Two-Dimensional Trapping of Dipolar Molecules in Time-Varying Electric Fields

Simultaneous two-dimensional trapping of neutral dipolar molecules in low- and high-field seeking states is analyzed. A trapping potential of the order of 20 mK can be produced for molecules such as ${\mathrm{ND}}_3$ with time-dependent electric fields. The analysis is in agreement with an experiment where slow molecules with longitudinal velocities of the order of $20\mathrm{m}/\mathrm{s}$ are guided between four 50 cm long rods driven by an alternating electric potential at a frequency of a few kHz.

Figure 1

Schematic of the four-wire setup for typical operating voltages of $\pm 5\mathrm{kV}$, where $E_0=35\mathrm{kV}/\mathrm{cm}$ and $\beta =2.3\times {10}^3\mathrm{kV}/{\mathrm{cm}}^3$. The voltages on a pair of opposite electrodes are switched, as shown in (a), in order to produce a time-varying field that alternates between configurations 1 and 2, shown in (b), with a repetition rate in the kHz range. The radius $r_{\max }$ used in simulations is indicated by the dashed circles.

Figure 2

Area of guided molecules in transverse-velocity space obtained from a two-dimensional Monte-Carlo simulation.

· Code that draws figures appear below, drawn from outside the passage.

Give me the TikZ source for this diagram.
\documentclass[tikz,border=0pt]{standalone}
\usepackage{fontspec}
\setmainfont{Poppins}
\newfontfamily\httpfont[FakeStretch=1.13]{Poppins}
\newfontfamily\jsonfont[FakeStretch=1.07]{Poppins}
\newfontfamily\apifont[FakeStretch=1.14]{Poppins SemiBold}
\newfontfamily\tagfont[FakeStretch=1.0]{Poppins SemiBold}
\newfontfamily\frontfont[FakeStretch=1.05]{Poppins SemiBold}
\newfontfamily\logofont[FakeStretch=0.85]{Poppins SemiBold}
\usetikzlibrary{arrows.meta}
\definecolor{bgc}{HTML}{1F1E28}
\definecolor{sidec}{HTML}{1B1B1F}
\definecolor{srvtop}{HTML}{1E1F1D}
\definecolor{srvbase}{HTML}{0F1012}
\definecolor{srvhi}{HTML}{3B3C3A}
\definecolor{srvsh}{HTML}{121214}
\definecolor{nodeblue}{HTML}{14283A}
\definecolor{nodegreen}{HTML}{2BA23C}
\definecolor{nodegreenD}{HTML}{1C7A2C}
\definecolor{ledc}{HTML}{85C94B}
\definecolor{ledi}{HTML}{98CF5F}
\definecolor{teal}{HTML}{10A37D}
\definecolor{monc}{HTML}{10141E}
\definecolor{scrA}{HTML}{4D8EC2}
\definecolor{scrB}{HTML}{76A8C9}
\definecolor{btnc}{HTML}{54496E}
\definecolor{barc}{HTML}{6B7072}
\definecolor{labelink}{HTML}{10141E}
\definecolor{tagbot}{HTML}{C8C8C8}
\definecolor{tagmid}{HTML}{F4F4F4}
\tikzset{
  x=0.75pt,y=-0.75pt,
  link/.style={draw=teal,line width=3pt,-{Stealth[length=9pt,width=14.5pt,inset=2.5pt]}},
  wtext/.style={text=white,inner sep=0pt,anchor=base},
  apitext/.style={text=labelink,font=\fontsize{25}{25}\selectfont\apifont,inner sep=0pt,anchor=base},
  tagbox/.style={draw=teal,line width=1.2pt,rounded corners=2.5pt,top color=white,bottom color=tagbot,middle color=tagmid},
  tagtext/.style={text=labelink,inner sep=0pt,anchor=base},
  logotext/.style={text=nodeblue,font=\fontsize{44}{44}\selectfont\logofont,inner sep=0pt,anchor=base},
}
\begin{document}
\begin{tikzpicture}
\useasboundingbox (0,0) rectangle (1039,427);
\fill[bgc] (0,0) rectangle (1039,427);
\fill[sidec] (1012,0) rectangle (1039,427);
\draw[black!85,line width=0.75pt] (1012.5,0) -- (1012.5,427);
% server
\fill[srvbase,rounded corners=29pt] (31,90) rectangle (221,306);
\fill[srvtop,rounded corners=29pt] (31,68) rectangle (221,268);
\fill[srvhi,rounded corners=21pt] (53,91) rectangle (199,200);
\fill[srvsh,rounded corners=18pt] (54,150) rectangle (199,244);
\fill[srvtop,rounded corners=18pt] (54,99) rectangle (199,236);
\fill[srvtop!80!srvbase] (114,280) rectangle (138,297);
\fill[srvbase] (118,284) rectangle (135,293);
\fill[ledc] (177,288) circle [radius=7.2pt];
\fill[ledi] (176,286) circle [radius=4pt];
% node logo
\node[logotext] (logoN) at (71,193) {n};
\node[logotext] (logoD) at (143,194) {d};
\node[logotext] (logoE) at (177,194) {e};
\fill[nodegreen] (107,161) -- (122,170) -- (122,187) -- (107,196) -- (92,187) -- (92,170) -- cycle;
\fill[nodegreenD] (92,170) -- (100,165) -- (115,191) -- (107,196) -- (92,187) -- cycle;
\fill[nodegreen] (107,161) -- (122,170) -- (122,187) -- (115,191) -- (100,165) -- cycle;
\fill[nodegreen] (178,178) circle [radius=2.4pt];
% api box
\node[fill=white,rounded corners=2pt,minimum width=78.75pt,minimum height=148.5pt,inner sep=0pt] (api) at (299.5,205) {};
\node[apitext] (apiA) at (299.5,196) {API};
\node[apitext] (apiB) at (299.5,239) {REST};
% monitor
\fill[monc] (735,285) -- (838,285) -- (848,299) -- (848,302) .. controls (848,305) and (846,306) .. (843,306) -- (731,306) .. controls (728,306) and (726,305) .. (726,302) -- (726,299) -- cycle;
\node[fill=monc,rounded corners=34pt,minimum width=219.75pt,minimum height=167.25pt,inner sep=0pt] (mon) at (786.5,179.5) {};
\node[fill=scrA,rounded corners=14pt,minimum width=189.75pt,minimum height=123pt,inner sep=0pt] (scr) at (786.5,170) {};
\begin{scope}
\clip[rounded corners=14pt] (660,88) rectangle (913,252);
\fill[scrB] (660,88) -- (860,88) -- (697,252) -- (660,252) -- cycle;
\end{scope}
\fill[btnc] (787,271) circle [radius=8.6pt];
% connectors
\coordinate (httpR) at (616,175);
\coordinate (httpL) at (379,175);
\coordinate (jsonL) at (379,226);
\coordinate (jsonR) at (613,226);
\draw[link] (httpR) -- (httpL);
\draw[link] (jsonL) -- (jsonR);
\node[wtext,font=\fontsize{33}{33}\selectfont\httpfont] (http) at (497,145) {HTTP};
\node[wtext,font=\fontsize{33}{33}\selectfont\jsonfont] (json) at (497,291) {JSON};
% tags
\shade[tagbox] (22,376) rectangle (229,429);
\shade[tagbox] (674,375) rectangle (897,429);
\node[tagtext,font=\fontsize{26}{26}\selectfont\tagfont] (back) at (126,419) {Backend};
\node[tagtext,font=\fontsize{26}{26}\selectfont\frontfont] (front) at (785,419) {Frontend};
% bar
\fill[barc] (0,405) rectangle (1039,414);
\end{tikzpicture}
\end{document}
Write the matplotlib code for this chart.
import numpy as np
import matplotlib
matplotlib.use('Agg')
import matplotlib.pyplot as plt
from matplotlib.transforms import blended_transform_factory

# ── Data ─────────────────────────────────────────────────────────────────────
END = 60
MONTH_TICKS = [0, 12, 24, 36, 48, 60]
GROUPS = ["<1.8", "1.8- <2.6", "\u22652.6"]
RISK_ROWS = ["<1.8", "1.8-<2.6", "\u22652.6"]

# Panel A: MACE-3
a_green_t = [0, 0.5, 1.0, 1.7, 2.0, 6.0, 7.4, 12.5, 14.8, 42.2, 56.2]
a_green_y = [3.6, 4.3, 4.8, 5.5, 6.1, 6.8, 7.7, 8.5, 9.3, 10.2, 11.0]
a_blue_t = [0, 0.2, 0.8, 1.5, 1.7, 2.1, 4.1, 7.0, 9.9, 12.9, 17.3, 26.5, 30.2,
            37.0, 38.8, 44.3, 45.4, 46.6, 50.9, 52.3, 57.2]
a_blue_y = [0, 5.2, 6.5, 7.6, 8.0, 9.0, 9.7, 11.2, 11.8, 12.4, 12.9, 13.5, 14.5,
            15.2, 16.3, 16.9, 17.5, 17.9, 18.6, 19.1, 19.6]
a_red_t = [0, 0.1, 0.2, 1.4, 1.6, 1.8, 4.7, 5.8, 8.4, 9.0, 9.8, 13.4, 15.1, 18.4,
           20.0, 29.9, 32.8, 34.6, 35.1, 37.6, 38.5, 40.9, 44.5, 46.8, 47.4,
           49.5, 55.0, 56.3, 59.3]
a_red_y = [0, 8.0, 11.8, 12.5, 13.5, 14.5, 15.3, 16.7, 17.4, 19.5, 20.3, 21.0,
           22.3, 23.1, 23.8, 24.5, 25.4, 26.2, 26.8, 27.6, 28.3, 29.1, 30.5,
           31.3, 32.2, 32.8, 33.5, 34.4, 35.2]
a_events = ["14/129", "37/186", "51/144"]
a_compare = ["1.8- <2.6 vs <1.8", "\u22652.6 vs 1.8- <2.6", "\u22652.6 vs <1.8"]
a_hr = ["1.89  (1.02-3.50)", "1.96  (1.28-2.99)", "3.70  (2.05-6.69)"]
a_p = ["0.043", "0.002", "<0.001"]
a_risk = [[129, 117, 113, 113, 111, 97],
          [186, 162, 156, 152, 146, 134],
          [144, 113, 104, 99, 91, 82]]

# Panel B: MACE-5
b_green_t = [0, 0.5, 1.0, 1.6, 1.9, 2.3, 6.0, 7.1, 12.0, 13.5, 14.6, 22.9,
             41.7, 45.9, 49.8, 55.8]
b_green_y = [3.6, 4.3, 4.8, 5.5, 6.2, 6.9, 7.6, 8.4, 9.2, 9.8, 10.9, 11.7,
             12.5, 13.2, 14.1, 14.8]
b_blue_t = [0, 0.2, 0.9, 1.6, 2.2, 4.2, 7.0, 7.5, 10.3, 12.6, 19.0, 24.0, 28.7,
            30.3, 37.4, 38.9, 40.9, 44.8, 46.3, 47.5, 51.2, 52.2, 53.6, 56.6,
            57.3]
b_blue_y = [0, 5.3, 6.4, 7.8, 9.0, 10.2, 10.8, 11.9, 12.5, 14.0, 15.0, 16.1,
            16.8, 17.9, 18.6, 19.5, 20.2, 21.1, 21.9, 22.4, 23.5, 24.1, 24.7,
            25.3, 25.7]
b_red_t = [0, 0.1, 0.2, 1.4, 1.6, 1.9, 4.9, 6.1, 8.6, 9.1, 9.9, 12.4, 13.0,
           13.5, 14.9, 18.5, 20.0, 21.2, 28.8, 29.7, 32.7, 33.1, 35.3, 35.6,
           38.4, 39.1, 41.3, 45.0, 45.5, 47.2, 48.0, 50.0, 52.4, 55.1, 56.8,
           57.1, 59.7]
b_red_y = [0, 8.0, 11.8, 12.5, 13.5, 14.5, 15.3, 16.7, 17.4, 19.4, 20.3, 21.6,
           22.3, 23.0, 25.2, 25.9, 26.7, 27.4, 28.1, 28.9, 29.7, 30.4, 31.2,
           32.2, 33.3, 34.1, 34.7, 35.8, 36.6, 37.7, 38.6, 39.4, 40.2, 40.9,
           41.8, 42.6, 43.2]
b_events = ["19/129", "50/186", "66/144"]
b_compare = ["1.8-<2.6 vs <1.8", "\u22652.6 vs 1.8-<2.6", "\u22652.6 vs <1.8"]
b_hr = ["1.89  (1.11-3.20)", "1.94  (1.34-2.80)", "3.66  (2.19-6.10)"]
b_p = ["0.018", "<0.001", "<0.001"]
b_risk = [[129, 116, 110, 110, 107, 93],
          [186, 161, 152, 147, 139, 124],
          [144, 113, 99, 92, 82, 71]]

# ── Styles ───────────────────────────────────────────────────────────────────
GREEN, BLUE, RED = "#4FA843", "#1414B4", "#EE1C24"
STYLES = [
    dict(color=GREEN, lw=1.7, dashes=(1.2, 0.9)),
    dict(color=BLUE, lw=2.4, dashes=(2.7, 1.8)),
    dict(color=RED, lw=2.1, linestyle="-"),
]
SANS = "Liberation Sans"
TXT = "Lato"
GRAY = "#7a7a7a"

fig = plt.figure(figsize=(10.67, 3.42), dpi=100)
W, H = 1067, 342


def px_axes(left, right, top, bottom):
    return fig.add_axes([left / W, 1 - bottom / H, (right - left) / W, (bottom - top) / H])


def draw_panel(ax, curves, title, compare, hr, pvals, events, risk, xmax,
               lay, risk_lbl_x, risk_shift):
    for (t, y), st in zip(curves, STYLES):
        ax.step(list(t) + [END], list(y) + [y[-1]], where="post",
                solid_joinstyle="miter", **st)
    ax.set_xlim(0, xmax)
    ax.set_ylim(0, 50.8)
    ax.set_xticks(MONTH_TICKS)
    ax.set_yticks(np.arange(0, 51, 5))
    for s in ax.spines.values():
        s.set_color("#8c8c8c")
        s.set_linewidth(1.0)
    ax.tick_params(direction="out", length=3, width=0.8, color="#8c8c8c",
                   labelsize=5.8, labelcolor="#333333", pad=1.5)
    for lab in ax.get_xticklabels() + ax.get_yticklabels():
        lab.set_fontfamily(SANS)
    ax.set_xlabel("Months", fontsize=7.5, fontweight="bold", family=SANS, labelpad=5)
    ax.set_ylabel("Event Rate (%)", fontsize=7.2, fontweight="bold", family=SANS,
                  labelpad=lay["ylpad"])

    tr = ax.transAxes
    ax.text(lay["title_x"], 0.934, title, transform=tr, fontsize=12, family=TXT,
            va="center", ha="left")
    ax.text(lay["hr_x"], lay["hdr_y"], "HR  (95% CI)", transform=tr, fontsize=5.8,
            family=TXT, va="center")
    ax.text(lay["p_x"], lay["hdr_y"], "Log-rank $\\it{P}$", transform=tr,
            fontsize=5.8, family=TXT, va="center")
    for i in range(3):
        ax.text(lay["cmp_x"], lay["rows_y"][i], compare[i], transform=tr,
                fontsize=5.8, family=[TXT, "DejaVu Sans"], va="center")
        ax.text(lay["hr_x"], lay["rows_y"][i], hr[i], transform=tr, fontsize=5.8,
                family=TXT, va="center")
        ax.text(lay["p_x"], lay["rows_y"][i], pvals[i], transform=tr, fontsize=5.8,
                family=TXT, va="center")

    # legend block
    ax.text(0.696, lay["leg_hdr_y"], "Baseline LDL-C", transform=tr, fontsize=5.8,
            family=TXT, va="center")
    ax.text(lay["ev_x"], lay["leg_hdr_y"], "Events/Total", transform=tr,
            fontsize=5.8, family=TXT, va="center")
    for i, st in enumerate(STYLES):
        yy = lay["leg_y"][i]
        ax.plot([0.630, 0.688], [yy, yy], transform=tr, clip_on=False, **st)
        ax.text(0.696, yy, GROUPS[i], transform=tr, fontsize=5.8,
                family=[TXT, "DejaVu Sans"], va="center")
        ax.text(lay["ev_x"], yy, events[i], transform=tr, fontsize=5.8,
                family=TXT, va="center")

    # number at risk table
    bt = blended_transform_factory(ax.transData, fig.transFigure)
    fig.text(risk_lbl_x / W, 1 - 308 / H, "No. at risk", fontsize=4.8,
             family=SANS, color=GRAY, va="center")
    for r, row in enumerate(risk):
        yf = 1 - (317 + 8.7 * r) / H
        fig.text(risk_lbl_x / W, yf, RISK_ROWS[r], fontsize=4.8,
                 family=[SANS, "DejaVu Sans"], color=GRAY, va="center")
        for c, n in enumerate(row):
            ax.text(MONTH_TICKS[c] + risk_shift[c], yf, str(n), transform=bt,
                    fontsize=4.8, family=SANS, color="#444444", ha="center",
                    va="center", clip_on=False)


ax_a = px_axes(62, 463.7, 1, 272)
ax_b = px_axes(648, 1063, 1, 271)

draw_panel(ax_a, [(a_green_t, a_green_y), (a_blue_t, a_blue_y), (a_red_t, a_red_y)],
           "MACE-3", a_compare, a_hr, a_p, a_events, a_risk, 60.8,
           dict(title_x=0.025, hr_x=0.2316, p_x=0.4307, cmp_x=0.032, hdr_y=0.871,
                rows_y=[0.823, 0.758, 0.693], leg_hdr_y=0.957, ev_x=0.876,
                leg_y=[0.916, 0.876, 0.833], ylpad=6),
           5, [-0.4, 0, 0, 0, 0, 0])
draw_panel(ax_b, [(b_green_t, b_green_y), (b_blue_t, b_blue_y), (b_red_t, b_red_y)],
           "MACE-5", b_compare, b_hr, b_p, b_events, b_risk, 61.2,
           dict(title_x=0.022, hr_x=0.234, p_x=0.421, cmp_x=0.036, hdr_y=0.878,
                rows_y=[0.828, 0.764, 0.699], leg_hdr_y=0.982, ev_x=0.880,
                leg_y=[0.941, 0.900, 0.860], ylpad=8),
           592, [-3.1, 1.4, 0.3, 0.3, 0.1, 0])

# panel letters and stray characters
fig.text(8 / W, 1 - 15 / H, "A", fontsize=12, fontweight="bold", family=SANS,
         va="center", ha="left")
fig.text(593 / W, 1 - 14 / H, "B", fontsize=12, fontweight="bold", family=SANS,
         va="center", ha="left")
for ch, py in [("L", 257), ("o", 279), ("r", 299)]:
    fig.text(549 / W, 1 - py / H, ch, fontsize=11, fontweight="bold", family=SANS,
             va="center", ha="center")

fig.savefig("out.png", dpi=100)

Curves for LFS [down-pointing black and grey (red) triangles] and HFS [up-pointing black and grey (red) triangles] ${\mathrm{ND}}_3$ molecules with the given Stark shifts are displayed.

Figure 3

Schematic of the experimental setup. ${\mathrm{ND}}_3$ molecules emerging from the nozzle are injected into the guide. The slowest molecules are kept within the guide, and after passing two differential pumping stages, they enter a UHV chamber where they are detected with a mass spectrometer. The fast molecules are pumped away.

Figure 4

(a) Molecular flux as a function of the applied frequency for rod voltages of $\pm 5\mathrm{kV}$. The graph in the inset shows the frequency of maximum flux, ${\omega }_0$, as a function of the applied voltage. The dashed line indicates the ${\omega }_0\propto \sqrt{V}$ dependence. (b) Flux as a function of the applied voltage. For each voltage, the frequency is adjusted for maximum flux according to (a). The line is a quadratic fit.